**WHAT IS ASKED:**
All of the lines below are to be transcribed faithfully, with pictures excluded from the copy.

**DATA SECTION:**

·····

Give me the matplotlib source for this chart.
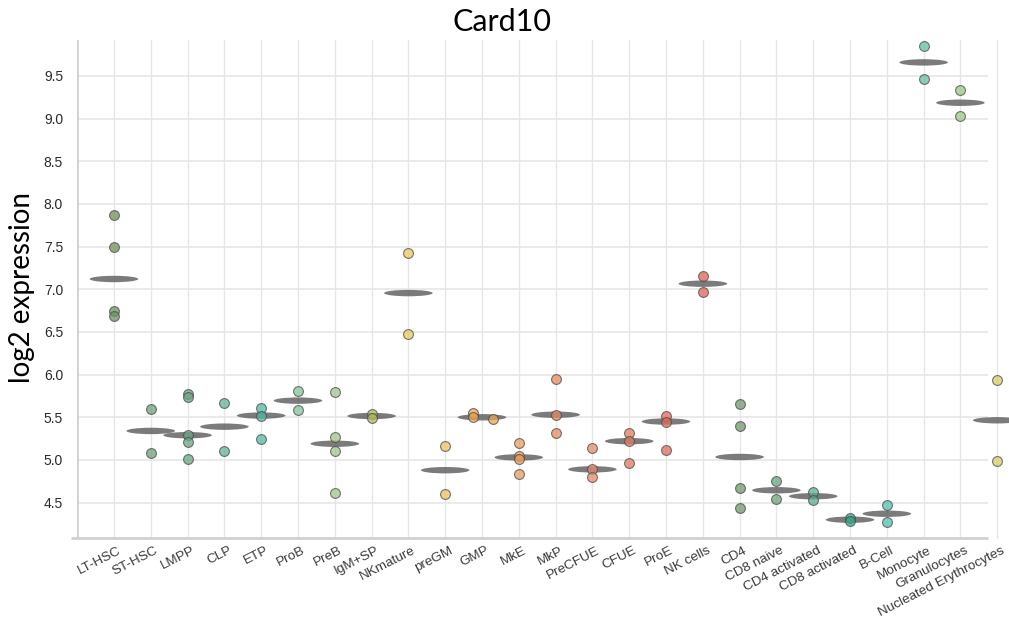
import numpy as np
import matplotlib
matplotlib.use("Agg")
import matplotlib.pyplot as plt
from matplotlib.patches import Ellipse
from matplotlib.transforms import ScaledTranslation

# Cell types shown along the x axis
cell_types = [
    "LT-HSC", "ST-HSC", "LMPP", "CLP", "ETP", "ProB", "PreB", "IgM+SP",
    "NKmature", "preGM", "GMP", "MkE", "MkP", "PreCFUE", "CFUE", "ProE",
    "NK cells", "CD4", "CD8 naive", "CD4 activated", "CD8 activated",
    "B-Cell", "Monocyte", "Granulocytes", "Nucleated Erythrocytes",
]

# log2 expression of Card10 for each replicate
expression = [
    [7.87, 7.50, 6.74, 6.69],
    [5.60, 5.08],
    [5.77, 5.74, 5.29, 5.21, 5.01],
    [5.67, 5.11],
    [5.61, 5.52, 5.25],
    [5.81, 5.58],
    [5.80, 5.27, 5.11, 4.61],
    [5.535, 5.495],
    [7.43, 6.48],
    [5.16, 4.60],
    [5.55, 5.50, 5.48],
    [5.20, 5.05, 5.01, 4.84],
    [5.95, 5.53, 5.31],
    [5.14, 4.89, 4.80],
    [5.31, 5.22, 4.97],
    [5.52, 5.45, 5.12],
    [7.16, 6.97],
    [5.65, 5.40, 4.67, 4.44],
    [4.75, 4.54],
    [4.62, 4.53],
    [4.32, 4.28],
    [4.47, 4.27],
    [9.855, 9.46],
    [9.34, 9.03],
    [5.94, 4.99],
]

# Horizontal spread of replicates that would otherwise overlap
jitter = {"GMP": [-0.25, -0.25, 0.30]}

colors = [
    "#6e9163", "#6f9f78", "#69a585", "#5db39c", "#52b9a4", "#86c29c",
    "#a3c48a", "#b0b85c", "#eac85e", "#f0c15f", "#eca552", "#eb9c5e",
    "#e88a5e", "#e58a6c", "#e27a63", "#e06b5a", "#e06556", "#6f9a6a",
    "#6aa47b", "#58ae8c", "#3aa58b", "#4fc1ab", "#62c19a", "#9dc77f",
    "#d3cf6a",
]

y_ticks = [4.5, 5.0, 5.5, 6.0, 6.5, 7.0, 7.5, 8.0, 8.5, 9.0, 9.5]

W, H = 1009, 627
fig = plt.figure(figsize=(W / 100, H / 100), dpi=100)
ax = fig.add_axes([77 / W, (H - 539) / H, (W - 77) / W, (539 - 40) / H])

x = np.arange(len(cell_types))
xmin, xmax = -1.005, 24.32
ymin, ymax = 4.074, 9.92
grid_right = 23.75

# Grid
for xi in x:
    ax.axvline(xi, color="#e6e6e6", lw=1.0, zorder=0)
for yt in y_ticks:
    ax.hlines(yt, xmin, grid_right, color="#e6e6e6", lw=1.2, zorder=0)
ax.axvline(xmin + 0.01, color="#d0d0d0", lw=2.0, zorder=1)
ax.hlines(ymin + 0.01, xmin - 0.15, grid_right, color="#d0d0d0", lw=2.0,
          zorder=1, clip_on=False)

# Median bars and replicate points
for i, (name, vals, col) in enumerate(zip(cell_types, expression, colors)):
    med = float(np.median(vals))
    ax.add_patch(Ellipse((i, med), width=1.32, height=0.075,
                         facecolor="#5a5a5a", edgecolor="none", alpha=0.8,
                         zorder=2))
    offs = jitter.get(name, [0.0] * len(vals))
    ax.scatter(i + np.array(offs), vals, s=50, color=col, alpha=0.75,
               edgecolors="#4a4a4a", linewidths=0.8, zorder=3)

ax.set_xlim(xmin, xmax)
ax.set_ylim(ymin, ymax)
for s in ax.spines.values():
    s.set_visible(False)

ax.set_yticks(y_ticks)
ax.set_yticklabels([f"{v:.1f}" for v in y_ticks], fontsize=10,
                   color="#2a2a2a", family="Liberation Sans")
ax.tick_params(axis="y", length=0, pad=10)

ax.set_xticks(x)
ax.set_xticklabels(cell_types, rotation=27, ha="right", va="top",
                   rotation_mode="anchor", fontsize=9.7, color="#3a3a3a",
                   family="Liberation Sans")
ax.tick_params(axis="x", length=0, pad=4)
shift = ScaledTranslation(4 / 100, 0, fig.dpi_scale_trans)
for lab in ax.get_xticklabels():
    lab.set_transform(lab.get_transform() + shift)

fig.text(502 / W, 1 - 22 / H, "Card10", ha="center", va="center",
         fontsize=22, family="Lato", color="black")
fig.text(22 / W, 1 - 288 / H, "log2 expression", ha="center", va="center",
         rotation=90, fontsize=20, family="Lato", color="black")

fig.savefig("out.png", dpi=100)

·····

**TASK SOLUTION:**
Give me the matplotlib source for this chart.
import numpy as np
import matplotlib
matplotlib.use("Agg")
import matplotlib.pyplot as plt
from matplotlib.patches import Ellipse
from matplotlib.transforms import ScaledTranslation

# Cell types shown along the x axis
cell_types = [
    "LT-HSC", "ST-HSC", "LMPP", "CLP", "ETP", "ProB", "PreB", "IgM+SP",
    "NKmature", "preGM", "GMP", "MkE", "MkP", "PreCFUE", "CFUE", "ProE",
    "NK cells", "CD4", "CD8 naive", "CD4 activated", "CD8 activated",
    "B-Cell", "Monocyte", "Granulocytes", "Nucleated Erythrocytes",
]

# log2 expression of Card10 for each replicate
expression = [
    [7.87, 7.50, 6.74, 6.69],
    [5.60, 5.08],
    [5.77, 5.74, 5.29, 5.21, 5.01],
    [5.67, 5.11],
    [5.61, 5.52, 5.25],
    [5.81, 5.58],
    [5.80, 5.27, 5.11, 4.61],
    [5.535, 5.495],
    [7.43, 6.48],
    [5.16, 4.60],
    [5.55, 5.50, 5.48],
    [5.20, 5.05, 5.01, 4.84],
    [5.95, 5.53, 5.31],
    [5.14, 4.89, 4.80],
    [5.31, 5.22, 4.97],
    [5.52, 5.45, 5.12],
    [7.16, 6.97],
    [5.65, 5.40, 4.67, 4.44],
    [4.75, 4.54],
    [4.62, 4.53],
    [4.32, 4.28],
    [4.47, 4.27],
    [9.855, 9.46],
    [9.34, 9.03],
    [5.94, 4.99],
]

# Horizontal spread of replicates that would otherwise overlap
jitter = {"GMP": [-0.25, -0.25, 0.30]}

colors = [
    "#6e9163", "#6f9f78", "#69a585", "#5db39c", "#52b9a4", "#86c29c",
    "#a3c48a", "#b0b85c", "#eac85e", "#f0c15f", "#eca552", "#eb9c5e",
    "#e88a5e", "#e58a6c", "#e27a63", "#e06b5a", "#e06556", "#6f9a6a",
    "#6aa47b", "#58ae8c", "#3aa58b", "#4fc1ab", "#62c19a", "#9dc77f",
    "#d3cf6a",
]

y_ticks = [4.5, 5.0, 5.5, 6.0, 6.5, 7.0, 7.5, 8.0, 8.5, 9.0, 9.5]

W, H = 1009, 627
fig = plt.figure(figsize=(W / 100, H / 100), dpi=100)
ax = fig.add_axes([77 / W, (H - 539) / H, (W - 77) / W, (539 - 40) / H])

x = np.arange(len(cell_types))
xmin, xmax = -1.005, 24.32
ymin, ymax = 4.074, 9.92
grid_right = 23.75

# Grid
for xi in x:
    ax.axvline(xi, color="#e6e6e6", lw=1.0, zorder=0)
for yt in y_ticks:
    ax.hlines(yt, xmin, grid_right, color="#e6e6e6", lw=1.2, zorder=0)
ax.axvline(xmin + 0.01, color="#d0d0d0", lw=2.0, zorder=1)
ax.hlines(ymin + 0.01, xmin - 0.15, grid_right, color="#d0d0d0", lw=2.0,
          zorder=1, clip_on=False)

# Median bars and replicate points
for i, (name, vals, col) in enumerate(zip(cell_types, expression, colors)):
    med = float(np.median(vals))
    ax.add_patch(Ellipse((i, med), width=1.32, height=0.075,
                         facecolor="#5a5a5a", edgecolor="none", alpha=0.8,
                         zorder=2))
    offs = jitter.get(name, [0.0] * len(vals))
    ax.scatter(i + np.array(offs), vals, s=50, color=col, alpha=0.75,
               edgecolors="#4a4a4a", linewidths=0.8, zorder=3)

ax.set_xlim(xmin, xmax)
ax.set_ylim(ymin, ymax)
for s in ax.spines.values():
    s.set_visible(False)

ax.set_yticks(y_ticks)
ax.set_yticklabels([f"{v:.1f}" for v in y_ticks], fontsize=10,
                   color="#2a2a2a", family="Liberation Sans")
ax.tick_params(axis="y", length=0, pad=10)

ax.set_xticks(x)
ax.set_xticklabels(cell_types, rotation=27, ha="right", va="top",
                   rotation_mode="anchor", fontsize=9.7, color="#3a3a3a",
                   family="Liberation Sans")
ax.tick_params(axis="x", length=0, pad=4)
shift = ScaledTranslation(4 / 100, 0, fig.dpi_scale_trans)
for lab in ax.get_xticklabels():
    lab.set_transform(lab.get_transform() + shift)

fig.text(502 / W, 1 - 22 / H, "Card10", ha="center", va="center",
         fontsize=22, family="Lato", color="black")
fig.text(22 / W, 1 - 288 / H, "log2 expression", ha="center", va="center",
         rotation=90, fontsize=20, family="Lato", color="black")

fig.savefig("out.png", dpi=100)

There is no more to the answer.